8:00 the race starts.  The first fifteen miles, exactly as planned.  Felt like I was running easy, legs felt good, and I was about two minutes ahead of my goal.  CT and one of our other running friends bounced around the course and it was always nice to see their smiling cheering faces at various points.  Then I don't know if this was a sign of things to come or a simple mistake, but I dropped both ibuprofen I decided to take at the water stop.  Even though I was still feeling good, figured I'd try to be preemptively strike any aches and pains for the last half.  True runners don't care, at least that was my feeling, so I picked them up off the ground and ate them dirt and all.  A spectator watched me do it and my comment was "a little extra protein won't hurt".
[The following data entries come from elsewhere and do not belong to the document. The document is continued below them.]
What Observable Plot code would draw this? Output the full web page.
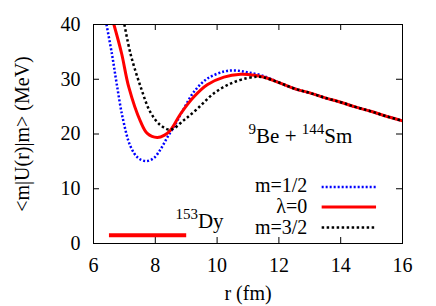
<!DOCTYPE html>
<html>
<head>
<meta charset="utf-8">
<script src="https://cdn.jsdelivr.net/npm/d3@7"></script>
<script src="https://cdn.jsdelivr.net/npm/@observablehq/plot@0.6"></script>
<style>
  html, body { margin: 0; padding: 0; background: #fff; }
</style>
</head>
<body>
<div id="chart"></div>
<script>
// ---- data ----
const xTicks = [6, 8, 10, 12, 14, 16];
const yTicks = [0, 10, 20, 30, 40];

const seriesNames = ["m=1/2", "λ=0", "m=3/2"];

// m=1/2 (blue, dotted)
const rBlue = [6.42, 6.6, 6.75, 6.95, 7.2, 7.45, 7.7, 7.95, 8.17, 8.38, 8.6, 8.92, 9.25, 9.68, 10.22, 10.6, 11.0, 11.5, 12, 12.5, 13, 13.5, 14, 14.5, 15, 15.5, 16];
const vBlue = [40, 34.5, 29.2, 22.8, 17.7, 15.6, 15.05, 15.6, 17.2, 19.3, 21.3, 24.6, 27.7, 30.1, 31.4, 31.6, 31.25, 30.6, 29.4, 28.3, 27.5, 26.6, 25.8, 24.9, 24.1, 23.2, 22.4];

// λ=0 (red, solid)
const rRed = [6.66, 6.91, 7.14, 7.52, 7.74, 8.06, 8.3, 8.49, 8.82, 9.25, 9.68, 10.22, 10.76, 11.2, 11.5, 12, 12.5, 13, 13.5, 14, 14.5, 15, 15.5, 16];
const vRed = [40, 34.7, 28.6, 22.3, 20.1, 19.35, 19.8, 20.7, 23.7, 26.8, 29.0, 30.4, 30.9, 30.75, 30.4, 29.4, 28.3, 27.5, 26.6, 25.8, 24.9, 24.1, 23.2, 22.4];

// m=3/2 (black, dotted)
const rBlack = [7.0, 7.2, 7.52, 7.84, 8.17, 8.5, 8.92, 9.36, 9.89, 10.43, 10.97, 11.3, 11.5, 12, 12.5, 13, 13.5, 14, 14.5, 15, 15.5, 16];
const vBlack = [40, 34.6, 28.7, 24.0, 21.6, 20.8, 22.5, 24.6, 27.4, 29.2, 30.2, 30.45, 30.35, 29.4, 28.3, 27.5, 26.6, 25.8, 24.9, 24.1, 23.2, 22.4];

// 153Dy level bar
const barR = [6.5, 9.0];
const barV = 1.5;

const reactionLabel = "^9Be + ^144Sm";
const nucleusLabel = "^153Dy";
const xLabel = "r (fm)";
const yLabel = "<m|U(r)|m> (MeV)";

// ---- build tables ----
const toRows = (rs, vs) => rs.map((r, i) => ({r, v: vs[i]}));
const blueRows = toRows(rBlue, vBlue);
const redRows = toRows(rRed, vRed);
const blackRows = toRows(rBlack, vBlack);
const barRows = barR.map(r => ({r, v: barV}));

const styles = [
  {stroke: "#0000ff", strokeWidth: 2.5, strokeDasharray: "2,2", strokeLinecap: "butt"},
  {stroke: "#ff0000", strokeWidth: 3, strokeLinecap: "butt"},
  {stroke: "#000000", strokeWidth: 2.5, strokeDasharray: "2.5,2.5", strokeLinecap: "butt"}
];
const legendTextV = [10.6, 6.7, 2.95];
const legendLineV = [10.3, 6.65, 2.9];

const W = 436, H = 306, ML = 93, MR = 34, MT = 24, MB = 63;
const TICK = 6;
const frameW = W - ML - MR, frameH = H - MT - MB;
const FONT = "Tinos, Liberation Serif, Times, serif";

const chart = Plot.plot({
  width: W,
  height: H,
  marginLeft: ML,
  marginRight: MR,
  marginTop: MT,
  marginBottom: MB,
  style: {fontSize: "20px"},
  x: {domain: [6, 16]},
  y: {domain: [0, 40]},
  marks: [
    Plot.axisX({ticks: xTicks, tickSize: 0, tickPadding: 14, label: null, fontFamily: FONT}),
    Plot.axisY({ticks: yTicks, tickSize: 0, tickPadding: 13, label: null, fontFamily: FONT}),
    // inward ticks on all four sides
    Plot.tickX(xTicks, {x: d => d, insetTop: frameH - TICK, stroke: "#000"}),
    Plot.tickX(xTicks, {x: d => d, insetBottom: frameH - TICK, stroke: "#000"}),
    Plot.tickY(yTicks, {y: d => d, insetRight: frameW - TICK, stroke: "#000"}),
    Plot.tickY(yTicks, {y: d => d, insetLeft: frameW - TICK, stroke: "#000"}),
    Plot.line(blueRows, {x: "r", y: "v", ...styles[0], curve: "catmull-rom"}),
    Plot.line(redRows, {x: "r", y: "v", ...styles[1], curve: "catmull-rom"}),
    Plot.line(blackRows, {x: "r", y: "v", ...styles[2], curve: "catmull-rom"}),
    Plot.line(barRows, {x: "r", y: "v", stroke: "#ff0000", strokeWidth: 4, strokeLinecap: "butt"}),
    // legend
    ...seriesNames.map((name, i) => Plot.text([name], {x: 12.92, y: legendTextV[i], textAnchor: "end", lineAnchor: "middle", fontFamily: FONT})),
    ...seriesNames.map((name, i) => Plot.ruleY([legendLineV[i]], {x1: 13.4, x2: 15.16, ...styles[i]})),
    // annotations
    Plot.text([reactionLabel], {x: 11.02, y: 19.62, textAnchor: "start", lineAnchor: "middle", fontSize: 21, fontFamily: FONT}),
    Plot.text([nucleusLabel], {x: 8.65, y: 4.15, textAnchor: "start", lineAnchor: "middle", fontSize: 21, fontFamily: FONT}),
    // axis labels
    Plot.text([xLabel], {frameAnchor: "bottom", dy: 50, textAnchor: "middle", lineAnchor: "middle", fontFamily: FONT}),
    Plot.text([yLabel], {frameAnchor: "left", dx: -71, rotate: -90, textAnchor: "middle", lineAnchor: "middle", fontFamily: FONT}),
    Plot.frame({stroke: "#000", strokeWidth: 1})
  ]
});

// superscripts: "^digits"
const ns = "http://www.w3.org/2000/svg";
chart.querySelectorAll("text").forEach(t => {
  if (!t.textContent.includes("^")) return;
  const parts = t.textContent.split(/(\^\d+)/).filter(p => p);
  t.textContent = "";
  let raised = false;
  for (const p of parts) {
    const ts = document.createElementNS(ns, "tspan");
    if (p.startsWith("^")) {
      ts.textContent = p.slice(1);
      ts.setAttribute("font-size", "15px");
      ts.setAttribute("dy", raised ? "0" : "-9");
      raised = true;
    } else {
      ts.textContent = p;
      if (raised) ts.setAttribute("dy", "9");
      raised = false;
    }
    t.appendChild(ts);
  }
});

document.getElementById("chart").appendChild(chart);
</script>
</body>
</html>
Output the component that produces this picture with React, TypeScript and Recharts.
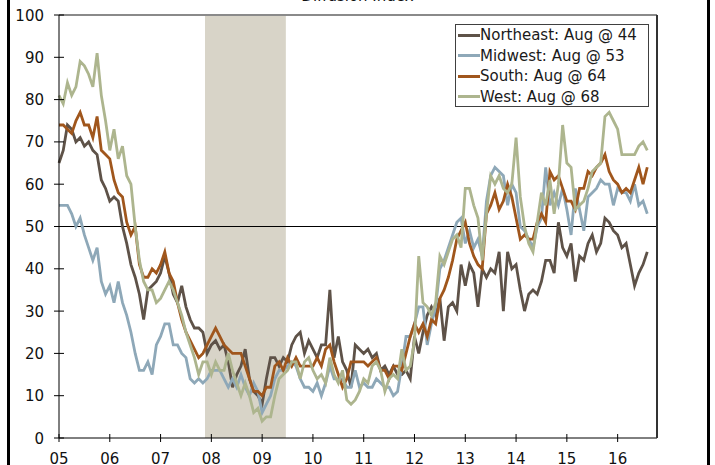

Looking back, I think my lack of coordination to successfully take two ibuprofen capsules from my pocket to my mouth was probably a sign that the end was coming.  By mile seventeen, I knew I was getting slower, which I had planned for, but I was also starting to feel the tell tale signs I was beginning to overheat.  About this time is when the 3:30 pace group caught up to me and passed me.  Unlike last year, I wasn't crushed as they went by, I knew the heat was going to be a problem.  By mile eighteen, I had to walk to rest.  Knowing that I'd have to mix walking and running just to finish from this point on, my goal wasn't even in the equation anymore and it became about just finishing without hurting myself.  Race another day.

Maybe it's maturity, maybe it's some experience under my shoes, but what I'm taking away from this Marathon is sometimes elements out of your control make goals impossible.  It just wasn't my day.  A year ago I vowed to return to this race to beat it, well it got me again this year.  Same but different, last year was the wall, this year was the heat.  Maybe the third time is the charm, we'll find out next year.  Until then, enjoy it Kalamazoo Marathon, I'm not going to give up and I'll be back to run all over you!